Выбрать главу

Все во мне и мною делалось полуавтоматически, полусознательно; даже порывов в ту или другую сторону — в сторону ли сознанной лжи или в сторону еще неопределившегося добра — у меня не было. Не было ни горячности, ни любви — была теплохладность какая-то. Старый мір рушился, а на его обломках нового не создавалось; создать же его сам, я чувствовал, — не мог. Послеболезненная слабость томила меня; душе нужно было питание, которое дать ей не было в моей власти, а извне оно не приходило.

VIII.

Такое душевное состояние продолжалось около года.

Опять обстоятельства финансовой стороны моей хозяйственной жизни, против моей воли, потянули меня в Петербург: надо было представиться министру путей сообщения и просить его покровительства одному затеянному сельскохозяйственному и вместе торговому делу, которое, мечталось, должно было открыть мне новые средства для борьбы и защиты моей, да и многих других мне подобных, современной деревенской Шипки, прежде носившей название «дворянского гнезда».

Стояли февральские дни, и февраль был в том году лютый, с морозами и метелями. Наступила вторая или третья неделя Великого поста.

За несколько дней до своего отъезда я почувствовал какую-то странную, никогда прежде мною не испытанную сухость в горле. Помню, еще в вечер отъезда я жаловался на это своему товарищу-доктору. Он поглядел горло, сказал, что в горле ничего нет, и я с легким сердцем отправился в Петербург.

В Москве я задержался на один день до вечера, и так как после одного делового свидания времени у меня оставалось достаточно, то я и воспользовался им, чтобы съездить в Третьяковскую галерею.

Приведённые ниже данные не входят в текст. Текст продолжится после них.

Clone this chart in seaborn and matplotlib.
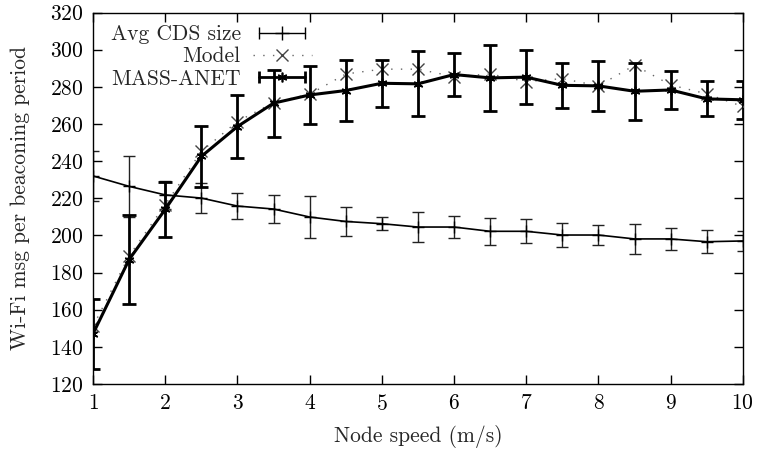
import matplotlib
matplotlib.use("Agg")
import pandas as pd
from matplotlib import pyplot as plt
from matplotlib.lines import Line2D
from matplotlib.legend_handler import HandlerLine2D, HandlerTuple
import seaborn as sns

# values
speed = [1, 1.5, 2, 2.5, 3, 3.5, 4, 4.5, 5, 5.5, 6, 6.5, 7, 7.5, 8, 8.5, 9, 9.5, 10]
avg_cds = [232, 226.4, 221.8, 220.1, 215.8, 214.2, 209.9, 207.5, 206.3, 204.5,
           204.5, 202.2, 202.2, 200.2, 200.2, 198.1, 198.1, 196.6, 197.0]
avg_cds_err = [13.5, 16.5, 7.5, 8, 7.2, 7.6, 11.2, 7.6, 3.4, 8.1,
               6.1, 7.2, 6.5, 6.5, 5.4, 7.9, 6.1, 6.2, 5.4]
model = [151, 189, 216.5, 245.2, 261.3, 271.5, 276, 286.9, 289.5, 289.5,
         285.5, 286.9, 282.8, 284.4, 280.5, 291.6, 281, 276.2, 269.4]
mass_anet = [147, 187, 214, 242.5, 258.6, 271.2, 275.6, 278, 281.9, 281.6,
             286.6, 284.8, 285.2, 280.8, 280.5, 277.6, 278.3, 273.5, 273]
mass_anet_err = [19, 24, 15, 16.5, 17, 18, 15.7, 16.5, 12.8, 17.5,
                 11.5, 17.7, 14.7, 12, 13.5, 15.3, 10, 9.4, 10.3]

df = pd.DataFrame({"speed": speed, "avg_cds": avg_cds, "model": model, "mass": mass_anet})

sns.set_style("ticks")
plt.rcParams["font.family"] = ["cmr10", "DejaVu Serif"]
plt.rcParams["axes.formatter.use_mathtext"] = True
fs = 15.5
plt.rcParams["font.size"] = fs

fig = plt.figure(figsize=(7.58, 4.5), dpi=100)
ax = fig.add_axes([0.1227, 0.1467, 0.8573, 0.8255])

# Avg CDS size: thin line, + markers, error bars
ax.errorbar(speed, avg_cds, yerr=avg_cds_err, fmt="none", ecolor="#222222",
            elinewidth=1.0, capsize=4, capthick=1.0, zorder=2)
sns.lineplot(data=df, x="speed", y="avg_cds", ax=ax, color="black", lw=1.2,
             marker="+", markersize=9, markeredgewidth=1.0,
             markeredgecolor="black", zorder=3)

# Model: dotted grey line with x markers
sns.lineplot(data=df, x="speed", y="model", ax=ax, color="#666666", lw=1.0,
             linestyle=(0, (1, 6)), marker="x", markersize=9,
             markeredgewidth=1.0, markeredgecolor="#444444", zorder=4)

# MASS-ANET: thick line, * markers, thick error bars
ax.errorbar(speed, mass_anet, yerr=mass_anet_err, fmt="none", ecolor="black",
            elinewidth=2.0, capsize=5, capthick=2.0, zorder=5)
sns.lineplot(data=df, x="speed", y="mass", ax=ax, color="black", lw=2.2,
             marker=(6, 2, 0), markersize=7, markeredgewidth=1.2,
             markeredgecolor="black", zorder=6)

ax.set_xlim(1, 10)
ax.set_ylim(120, 320)
ax.set_xticks(range(1, 11))
ax.set_yticks(range(120, 321, 20))
ax.set_xlabel("Node speed (m/s)", labelpad=8, fontsize=fs)
ax.set_ylabel("Wi-Fi msg per beaconing period", labelpad=14, fontsize=fs)
ax.tick_params(direction="in", length=6.5, width=1, top=True, right=True,
               labelsize=fs, pad=7, colors="black")
for s in ax.spines.values():
    s.set_visible(True)
    s.set_linewidth(1.0)
    s.set_color("black")

# gnuplot-style legend: label on the left, sample with caps on the right
cds_caps = Line2D([], [], color="black", lw=1.0, marker="|", markersize=9, markeredgewidth=1.0)
cds_mid = Line2D([], [], color="black", lw=0, marker="+", markersize=10, markeredgewidth=1.0)
model_h = Line2D([], [], color="#666666", lw=1.0, linestyle=(0, (1, 6)),
                 marker="x", markersize=8, markeredgewidth=1.0, markeredgecolor="#444444")
mass_caps = Line2D([], [], color="black", lw=2.0, marker="|", markersize=9, markeredgewidth=2.0)
mass_mid = Line2D([], [], color="black", lw=0, marker=(6, 2, 0), markersize=7, markeredgewidth=1.2)

leg = ax.legend([(cds_caps, cds_mid), model_h, (mass_caps, mass_mid)],
                ["Avg CDS size", "Model", "MASS-ANET"],
                handler_map={tuple: HandlerTuple(ndivide=1),
                             cds_caps: HandlerLine2D(numpoints=2),
                             mass_caps: HandlerLine2D(numpoints=2)},
                numpoints=1, markerfirst=False, frameon=False,
                loc="upper right", bbox_to_anchor=(0.35, 0.99),
                borderaxespad=0.2, borderpad=0.2, handlelength=2.75,
                handletextpad=0.55, labelspacing=0.12, fontsize=fs)

fig.savefig("out.png", dpi=100)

Особенно меня тянули туда Васнецов и две картины Крамского — «Христос в пустыне» и «Неутешное горе». Часа три в полном безмолвии провел я, созерцая дивные творения русского гения, и уже перед самым закрытием галереи, уходя одеваться, спросил что-то у одного из сторожей и... сконфузился от хрипящего, сиплого звука собственного голоса.

Сухость в горле, которую я чувствовал еще дома, знаменовала, таким образом, простуду и потерю голоса. Так как раньше я никогда голоса не терял, то и не придал особого значения своей сипоте. Вечером, до отхода курьерского поезда в Петербург, я был со знакомыми в одном из московских клубов, жаловался на хриплость горла, но после выпитого горячего чая почувствовал себя лучше и забыл об этом думать.

Скверно сплю я на железных дорогах, но, чтобы как-нибудь выспаться, всегда беру спальное место. Народу в этот вечер с курьерским поездом в Петербург ехало множество. В моем купе были заняты все четыре места чьими-то вещами.

Кондуктор объяснил мне, что со мной едет какой-то батюшка и еще два иностранца. Признаюсь, я совсем не был доволен таким обилием спутников в тесном и всегда душном вагонном стойле.

После второго звонка вошел в купе кондуктор, забрал у нас куда-то вещи двух иностранных пассажиров, а вслед за ним пришел батюшка и занял свое место.

Невольно я поклонился вошедшему — такое славное впечатление произвело на меня его открытое, моложавое и милое лицо. Поклон ли мой, столь необычный в наше время для духовного лица от мирского, взаимная ли внезапная симпатия, — только мы очень скоро разговорились с моим спутником по-хорошему, точно давно знакомые.

Батюшка оказался монахом-казначеем одного из монастырей центральной России. В Петербург он ехал как строитель и настоятель или старший брат недавно им выстроенного в Лесном монастырского подворья.

Монастырь его был во время царствования Государя Александра III настолько бедным, что в Св. Синоде был возбужден вопрос об его упразднении. Но покойный Государь, узнав о древности обители, видевшей еще монгольское иго, повелел сохранить его святыню и поддержать монастырь средствами из казны.

Где только не соблюдал Православия и русской старины этот могучий Страж и Богатырь, Повелитель Русской земли!

На помощь скудным средствам монастыря явился посмертный дар двух петербургских благотворительниц, состоящий в нескольких десятинах земли в Лесном. Теплая вера в Промысл Божий, давший по вере энергию отцу казначею, — и на этой завещанной земле, без копейки из монастырских средств, в короткое время выстроился и храм Божий и подворье.